> Given instruction:
Omit pictures and quote the listing below line by line, from its start through the line that holds "ax.spines[s].set_linewidth(0.9)".
* start *
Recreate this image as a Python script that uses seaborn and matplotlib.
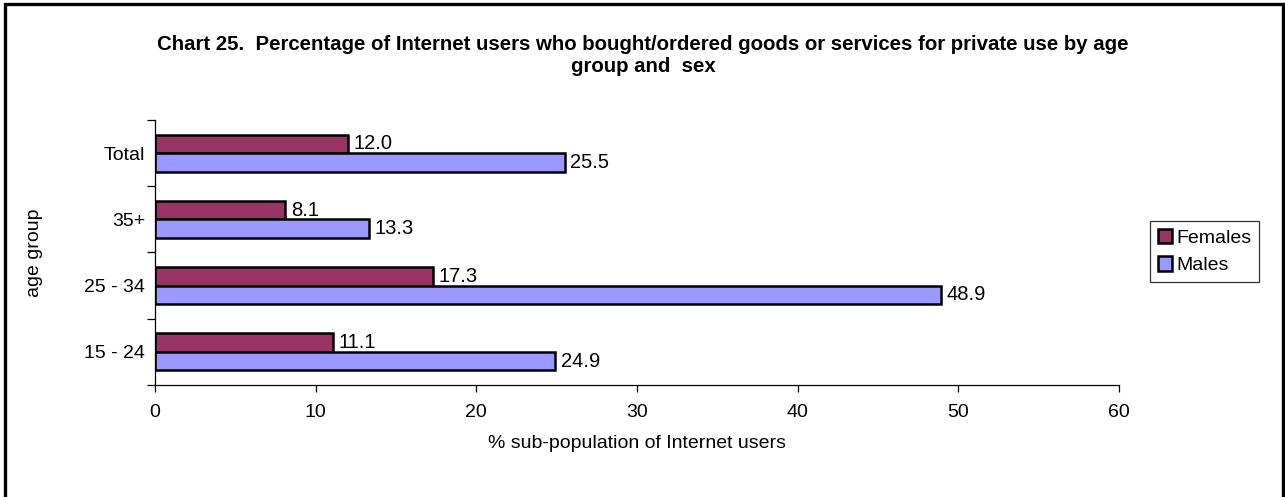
import matplotlib
matplotlib.use("Agg")
import matplotlib.pyplot as plt
from matplotlib.patches import Rectangle
import seaborn as sns
import pandas as pd

age_groups = ["Total", "35+", "25 - 34", "15 - 24"]
females = [12.0, 8.1, 17.3, 11.1]
males = [25.5, 13.3, 48.9, 24.9]
x_ticks = [0, 10, 20, 30, 40, 50, 60]

sns.set_theme(style="white")
plt.rcParams["font.family"] = ["Liberation Sans", "DejaVu Sans"]
plt.rcParams["text.color"] = "black"
plt.rcParams["axes.labelcolor"] = "black"
plt.rcParams["xtick.color"] = "black"
plt.rcParams["ytick.color"] = "black"

df = pd.DataFrame({
    "age": age_groups * 2,
    "value": females + males,
    "sex": ["Females"] * len(age_groups) + ["Males"] * len(age_groups),
})

fig = plt.figure(figsize=(12.85, 4.97), dpi=100)
ax = fig.add_axes([155 / 1285, 1 - 385 / 497, (1119 - 155) / 1285, (385 - 120) / 497])

sns.barplot(
    data=df, x="value", y="age", hue="sex", order=age_groups,
    hue_order=["Females", "Males"], palette=["#993366", "#9999FF"],
    orient="h", width=0.56, edgecolor="black", linewidth=1.8,
    saturation=1, ax=ax, errorbar=None,
)

for cont in ax.containers:
    ax.bar_label(cont, fmt="%.1f", padding=4, fontsize=14.5)

ax.set_xlim(0, 60)
ax.set_ylim(3.5, -0.5)
ax.set_xticks(x_ticks)
ax.tick_params(axis="x", length=5, width=0.9, labelsize=14, pad=9,
               direction="out", bottom=True)
ax.set_yticks(range(len(age_groups)))
ax.set_yticklabels(age_groups)
ax.tick_params(axis="y", which="major", length=0, labelsize=14, pad=7)
ax.set_yticks([-0.5, 0.5, 1.5, 2.5, 3.5], minor=True)
ax.tick_params(axis="y", which="minor", length=5.5, width=0.9, left=True)

for s in ["top", "right"]:
    ax.spines[s].set_visible(False)
for s in ["left", "bottom"]:
    ax.spines[s].set_color("black")
    ax.spines[s].set_linewidth(0.9)

ax.set_xlabel("% sub-population of Internet users", fontsize=14, labelpad=10)
ax.set_ylabel("age group", fontsize=14)
ax.yaxis.set_label_coords(-0.116, 0.5)

leg = ax.legend(
    loc="upper left", bbox_to_anchor=(1150 / 1285, 1 - 221 / 497),
    bbox_transform=fig.transFigure, frameon=True, fancybox=False,
    edgecolor="black", fontsize=14, handlelength=0.75, handleheight=0.75,
    handletextpad=0.2, borderpad=0.4, labelspacing=0.5, borderaxespad=0,
)
leg.get_frame().set_linewidth(0.9)
for h in leg.legend_handles:
    h.set_linewidth(1.8)

fig.text(643 / 1285, 1 - 44 / 497,
         "Chart 25.  Percentage of Internet users who bought/ordered goods or services for private use by age",
         ha="center", va="center", fontsize=14.7, fontweight="bold")
fig.text(643 / 1285, 1 - 67 / 497, "group and  sex",
         ha="center", va="center", fontsize=14.7, fontweight="bold")

fig.patches.append(Rectangle((5 / 1285, -0.05), (1283 - 5) / 1285, 1.05 - 4 / 497,
                             transform=fig.transFigure, fill=False,
                             edgecolor="black", linewidth=2.4))

fig.savefig("out.png", dpi=100)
* end *
> Written solution:
Recreate this image as a Python script that uses seaborn and matplotlib.
import matplotlib
matplotlib.use("Agg")
import matplotlib.pyplot as plt
from matplotlib.patches import Rectangle
import seaborn as sns
import pandas as pd

age_groups = ["Total", "35+", "25 - 34", "15 - 24"]
females = [12.0, 8.1, 17.3, 11.1]
males = [25.5, 13.3, 48.9, 24.9]
x_ticks = [0, 10, 20, 30, 40, 50, 60]

sns.set_theme(style="white")
plt.rcParams["font.family"] = ["Liberation Sans", "DejaVu Sans"]
plt.rcParams["text.color"] = "black"
plt.rcParams["axes.labelcolor"] = "black"
plt.rcParams["xtick.color"] = "black"
plt.rcParams["ytick.color"] = "black"

df = pd.DataFrame({
    "age": age_groups * 2,
    "value": females + males,
    "sex": ["Females"] * len(age_groups) + ["Males"] * len(age_groups),
})

fig = plt.figure(figsize=(12.85, 4.97), dpi=100)
ax = fig.add_axes([155 / 1285, 1 - 385 / 497, (1119 - 155) / 1285, (385 - 120) / 497])

sns.barplot(
    data=df, x="value", y="age", hue="sex", order=age_groups,
    hue_order=["Females", "Males"], palette=["#993366", "#9999FF"],
    orient="h", width=0.56, edgecolor="black", linewidth=1.8,
    saturation=1, ax=ax, errorbar=None,
)

for cont in ax.containers:
    ax.bar_label(cont, fmt="%.1f", padding=4, fontsize=14.5)

ax.set_xlim(0, 60)
ax.set_ylim(3.5, -0.5)
ax.set_xticks(x_ticks)
ax.tick_params(axis="x", length=5, width=0.9, labelsize=14, pad=9,
               direction="out", bottom=True)
ax.set_yticks(range(len(age_groups)))
ax.set_yticklabels(age_groups)
ax.tick_params(axis="y", which="major", length=0, labelsize=14, pad=7)
ax.set_yticks([-0.5, 0.5, 1.5, 2.5, 3.5], minor=True)
ax.tick_params(axis="y", which="minor", length=5.5, width=0.9, left=True)

for s in ["top", "right"]:
    ax.spines[s].set_visible(False)
for s in ["left", "bottom"]:
    ax.spines[s].set_color("black")
    ax.spines[s].set_linewidth(0.9)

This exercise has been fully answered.